I’ve been waiting for a long time to bring this up, and now that the live-action Lion King is on the cusp of its release, I finally can. You know male lions? With their big, impressive manes and earth-shaking roars? The so-called “kings of the jungle” (which makes no goddamn sense, by the way)? Yeah, those male lions. Bullshit.*
National Geographic has brought attention to something I’ve been ranting about at house parties and on (inevitably failed) first dates for quite some time now, which is that in lion prides, the females should an enormous amount of the work. They hunt. They guard territory. They raise the cubs. If there’s cleaning to be done or furniture to be assembled, I’m confident they do that, too. The males, meanwhile, do absolute jack shit. They loaf around in the sun and blink. Sometimes they yawn. When food shows up—food they probably did not help kill—they demand first dibs. They’re the living worst.

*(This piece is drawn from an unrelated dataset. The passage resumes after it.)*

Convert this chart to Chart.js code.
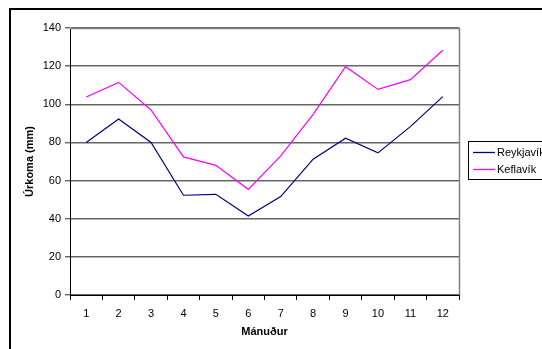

“Females are the core. The heart and soul of the pride. The males come and go,” Craig Packer, a lion researchers and director of the Lion Research Center at the University of Minnesota, told the outlet.
It goes on to point out that you probably don’t even remember the name of Simba’s mom in the Lion King, do you? Also bullshit. (Her name is Sarabi.) That’s the ostensible news peg, but let’s get back to the issue at hand, which is how ineffectual real life male lions are:
“Females define their territory. They’ve grown up there and have been listening to neighbors roaring their whole lives,” says Packer, a National Geographic Society grantee. And if their pride gets too big, the females will even carve out a new territory next door for their daughters to take over and start their own pride. Ninety-nine percent of all the members of a lion pride are related females, he says.
He points out that male lions can’t stick around a single pride because they’re already related to all the lions there, and, you know, incest. Fine, I guess. So what do male lions do when they’re not running off to find new families? “They come and go, mostly spending their time fighting each other and teaching male cubs how to survive when they eventually leave the pride.” Sounds important.
I will say that a 2013 study found that male lions do hunt more than previously thought—because their style of hunting tends to be less visible, it’s generally been overlooked by researchers. I don’t know, though. Sounds like an “I wasn’t sleeping in this bush, I was hunting!” excuse to me, but it’s possible I’m just a bit jaded.
*Still not okay to kill them, though.